Face à cette souffrance, le ministère préfère jeter de l’huile sur le feu. Comment s’étonner, dans cette ambiance bien peu sereine, de la colère de professeures découvrant par hasard de questions complémentaires, mais loin d’être anodines, ajoutées dans la plus grande discrétion à la fin des évaluations nationales imposées par le ministère ? S’il est tout à fait légitime de chercher à en savoir plus sur la façon dont les élèves ont vécu cette période si particulière du confinement, le mélange des genres est pour le moins problématique. À quoi pourront bien servir des résultats d’une enquête sur la perception par les élèves du travail des professeures, intégrés à un test visant à évaluer les connaissances des élèves ? Seront-ils utilisés pour relancer une campagne de profbashing, comme celle que le ministère a relayée sinon initiée au printemps dernier sur le thème des « profs décrocheurs » ? Nous ne pouvons que dénoncer la confusion entretenue par le Ministère sur la nature de ces tests. Nous rappelons aussi que pour nous les évaluations nationales standardisées ne sont en rien des réponses adaptées pour répondre au défi du retour en classe de tous et des difficultés scolaires qui vont apparaître à cette occasion. Ce qu’il faut, ce sont des moyens humains supplémentaires, donc des postes et les heures qui vont avec. Pas des tests accompagnés de volants d’HSE, même importants, qu’il sera bien difficile de donner à des enseignants, nous l’avons dit, déjà fatigués, et peut-être aussi parce qu’ils sont déjà souvent contraints de supporter deux heures supplémentaires « obligatoires ».

Port du masque : et si on réfléchissait ?

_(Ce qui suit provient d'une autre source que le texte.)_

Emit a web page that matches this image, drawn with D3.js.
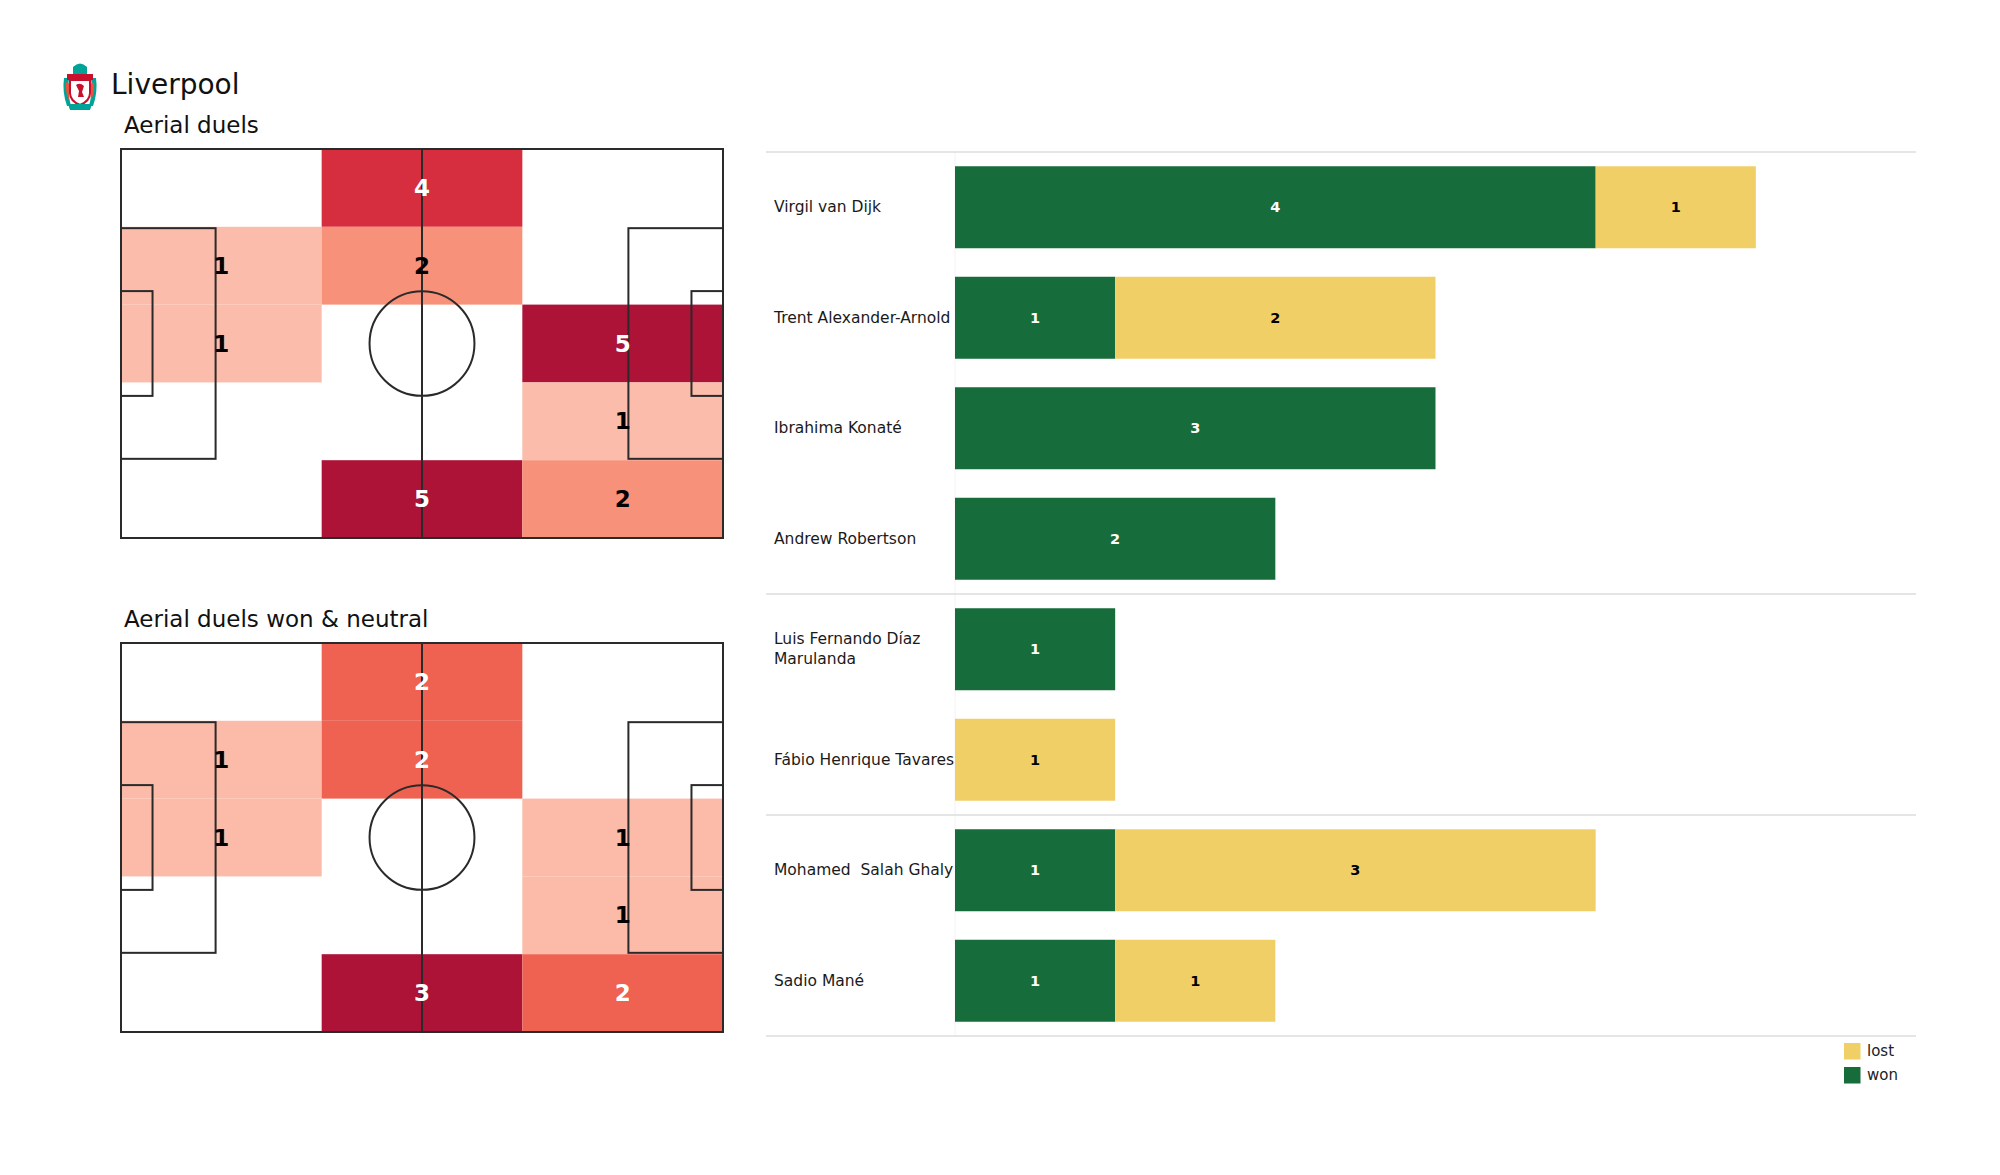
<!DOCTYPE html>
<html><head><meta charset="utf-8">
<script src="https://cdn.jsdelivr.net/npm/d3@7"></script>
<style>
body{margin:0;background:#fff}
svg{display:block}
text{font-family:"DejaVu Sans",sans-serif}
</style>
</head><body>
<svg id="c" width="2000" height="1175"></svg>
<script>
// ---------- data ----------
const teamName = "Liverpool";
const heatTitles = ["Aerial duels", "Aerial duels won & neutral"];
// rows top -> bottom, columns left -> right (3 x 5 zones)
const heatAll = [[0,4,0],[1,2,0],[1,0,5],[0,0,1],[0,5,2]];
const heatWon = [[0,2,0],[1,2,0],[1,0,1],[0,0,1],[0,3,2]];
const players = ["Virgil van Dijk","Trent Alexander-Arnold","Ibrahima Konaté","Andrew Robertson",
  "Luis Fernando Díaz Marulanda","Fábio Henrique Tavares","Mohamed  Salah Ghaly","Sadio Mané"];
const wonVals  = [4,1,3,2,1,0,1,1];
const lostVals = [1,2,0,0,0,1,3,1];
const groupEnds = [4,6,8];
const seriesNames = ["lost","won"];
const seriesColors = {lost:"#f0cf67", won:"#166c3a"};
const heatStops = [0.2,0.34,0.4,0.67,0.8,1];
const heatStopColors = ["#fcbcab","#fcbaa8","#f8917a","#ef6150","#d62e3e","#ad1337"];

const svg = d3.select("#c");

// ---------- header ----------
const logo = svg.append("g");
const teal = "#00a398", red = "#c8102e";
logo.append("path").attr("d","M73,74 L73,67 Q80,60 87,67 L87,74 Z").attr("fill",teal);
logo.append("path").attr("d","M64,78 Q62,92 67,106 L71,106 Q67,92 69,78 Z").attr("fill",teal);
logo.append("path").attr("d","M96,78 Q98,92 93,106 L89,106 Q93,92 91,78 Z").attr("fill",teal);
logo.append("path").attr("d","M66,82 Q65,92 69,100 L70,84 Z").attr("fill","#e8553c");
logo.append("path").attr("d","M94,82 Q95,92 91,100 L90,84 Z").attr("fill","#e8553c");
logo.append("rect").attr("x",67).attr("y",74).attr("width",26).attr("height",6).attr("fill",red);
logo.append("path").attr("d","M70,80 L90,80 L90,93 Q90,101 80,105 Q70,101 70,93 Z")
  .attr("fill","#fff").attr("stroke",red).attr("stroke-width",2);
logo.append("path").attr("d","M76,85 Q80,82 84,86 L82,92 L84,97 L78,97 L79,91 Z").attr("fill",red);
logo.append("path").attr("d","M68,104 L92,104 L90,110 L70,110 Z").attr("fill",teal);

svg.append("text").attr("x",111).attr("y",94).attr("font-size",28).attr("fill","#111").text(teamName);

// ---------- pitches ----------
function drawPitch(top, title, data) {
  const x = d3.scaleLinear().domain([0,105]).range([121,723]);
  const y = d3.scaleLinear().domain([0,68]).range([top, top+389]);
  svg.append("text").attr("x",124).attr("y",top-16).attr("font-size",23).attr("fill","#111").text(title);
  const g = svg.append("g");
  const max = d3.max(data.flat());
  const color = d3.scaleLinear().domain(heatStops).range(heatStopColors).clamp(true);
  const cells = [];
  data.forEach((row,r)=>row.forEach((v,c)=>cells.push({r,c,v})));
  const nz = cells.filter(d=>d.v>0);
  const cw = 105/3, ch = 68/5;
  g.selectAll("rect.cell").data(nz).join("rect")
    .attr("x",d=>x(d.c*cw)).attr("y",d=>y(d.r*ch))
    .attr("width",x(cw)-x(0)).attr("height",y(ch)-y(0))
    .attr("fill",d=>color(d.v/max));
  const lc = "#2a2a2a", lw = 2;
  const line = (x1,y1,x2,y2)=>g.append("line").attr("x1",x(x1)).attr("y1",y(y1)).attr("x2",x(x2)).attr("y2",y(y2))
      .attr("stroke",lc).attr("stroke-width",lw);
  const box = (x0,y0,w,h)=>g.append("rect").attr("x",x(x0)).attr("y",y(y0)).attr("width",x(w)-x(0)).attr("height",y(h)-y(0))
      .attr("fill","none").attr("stroke",lc).attr("stroke-width",lw);
  box(0,0,105,68);
  line(52.5,0,52.5,68);
  g.append("ellipse").attr("cx",x(52.5)).attr("cy",y(34)).attr("rx",x(9.15)-x(0)).attr("ry",y(9.15)-y(0))
    .attr("fill","none").attr("stroke",lc).attr("stroke-width",lw);
  box(0,13.84,16.5,40.32);
  box(105-16.5,13.84,16.5,40.32);
  box(0,24.84,5.5,18.32);
  box(105-5.5,24.84,5.5,18.32);
  g.selectAll("text.val").data(nz).join("text")
    .attr("x",d=>x((d.c+0.5)*cw)).attr("y",d=>y((d.r+0.5)*ch))
    .attr("text-anchor","middle").attr("dominant-baseline","central")
    .attr("font-size",23).attr("font-weight","bold")
    .attr("fill",d=>d.v/max>0.5?"#fff":"#000")
    .text(d=>d.v);
}
drawPitch(149, heatTitles[0], heatAll);
drawPitch(643, heatTitles[1], heatWon);

// ---------- bars ----------
const xb = d3.scaleLinear().domain([0,6]).range([955,1916]);
const yb = d3.scaleBand().domain(players).range([152,1036]).paddingInner(0.258).paddingOuter(0.129);
const step = yb.step();
const gb = svg.append("g");
gb.append("line").attr("x1",955).attr("x2",955).attr("y1",152).attr("y2",1036).attr("stroke","#f2f2f2").attr("stroke-width",1);
const sepY = [0,...groupEnds].map(k=>yb.range()[0]+k*step);
gb.selectAll("line.sep").data(sepY).join("line")
  .attr("x1",766).attr("x2",1916).attr("y1",d=>d).attr("y2",d=>d)
  .attr("stroke","#dcdcdc").attr("stroke-width",1.5);

const rows = players.map((p,i)=>({p, won:wonVals[i], lost:lostVals[i]}));
const stack = d3.stack().keys(["won","lost"])(rows);
stack.forEach(layer=>{
  const key = layer.key;
  gb.selectAll("rect."+key).data(layer.filter(d=>d[1]-d[0]>0)).join("rect")
    .attr("x",d=>xb(d[0])).attr("y",d=>yb(d.data.p))
    .attr("width",d=>xb(d[1])-xb(d[0])).attr("height",yb.bandwidth())
    .attr("fill",seriesColors[key]);
  gb.selectAll("text."+key).data(layer.filter(d=>d[1]-d[0]>0)).join("text")
    .attr("x",d=>xb((d[0]+d[1])/2)).attr("y",d=>yb(d.data.p)+yb.bandwidth()/2)
    .attr("text-anchor","middle").attr("dominant-baseline","central")
    .attr("font-size",14.5).attr("font-weight","bold")
    .attr("fill",key==="won"?"#fff":"#000")
    .text(d=>d[1]-d[0]);
});

// player labels with wrapping
players.forEach(p=>{
  const cy = yb(p)+yb.bandwidth()/2;
  const t = gb.append("text").attr("x",774).attr("font-size",15.5).attr("fill","#1a1a1a").style("white-space","pre");
  const words = p.split(" ");
  const lines = [];
  let cur = "";
  const probe = gb.append("text").attr("font-size",15.5).style("white-space","pre").attr("x",-1000);
  words.forEach(w=>{
    const test = cur===""?w:cur+" "+w;
    probe.text(test);
    if (probe.node().getComputedTextLength()>190 && cur!=="") { lines.push(cur); cur = w; }
    else cur = test;
  });
  lines.push(cur);
  probe.remove();
  const lh = 20;
  lines.forEach((l,i)=>{
    t.append("tspan").attr("x",774).attr("y",cy-(lines.length-1)*lh/2+i*lh)
      .attr("dominant-baseline","central").text(l);
  });
});

// legend
const lg = svg.append("g");
seriesNames.forEach((s,i)=>{
  lg.append("rect").attr("x",1844).attr("y",1043+i*24).attr("width",16.5).attr("height",16.5).attr("fill",seriesColors[s]);
  lg.append("text").attr("x",1867).attr("y",1051+i*24).attr("dominant-baseline","central")
    .attr("font-size",15).attr("fill","#222").text(s);
});
</script>
</body></html>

Pour finir, revenons sur le problème des masques. Devoir les porter 5 jours par semaine quasiment en permanence dans les établissements pose des problèmes pour les élèves comme pour les personnels. Une réflexion doit pouvoir être menée au sein des établissements pour aboutir à des propositions d’aménagement de temps et d’espaces dans lesquels il sera possible d’ôter son masque en toute sécurité et sans avoir à transgresser la règle. Il s’agirait aussi de rechercher le maximum de cohérence, pour obtenir l’adhésion de toutes, à une règle très contraignante car comment expliquer aux adultes comme aux élèves qui s’entassent le plus souvent sans distanciation au self, qu’ils doivent impérativement conserver leur masque à l’extérieur, même lorsqu’ils sont à distance les uns des autres ? Cette réflexion doit aussi amener au constat qu’une part non négligeable des élèves ont des masques inadaptés (trop grands, trop petits…) voire portent manifestement le même chaque jour depuis la rentrée. Si le masque constitue l’alpha et l’oméga de la politique sanitaire à l’école, à défaut d’une politique plus ambitieuse, alors le ministère doit fournir des masques chirurgicaux aux personnels et aux élèves. C’est la responsabilité de l’État de fournir les moyens humains et matériels qui permettront de surmonter la crise.

DL CTSD 20200924
Déclaration liminaire SNES-FSU Ardèche.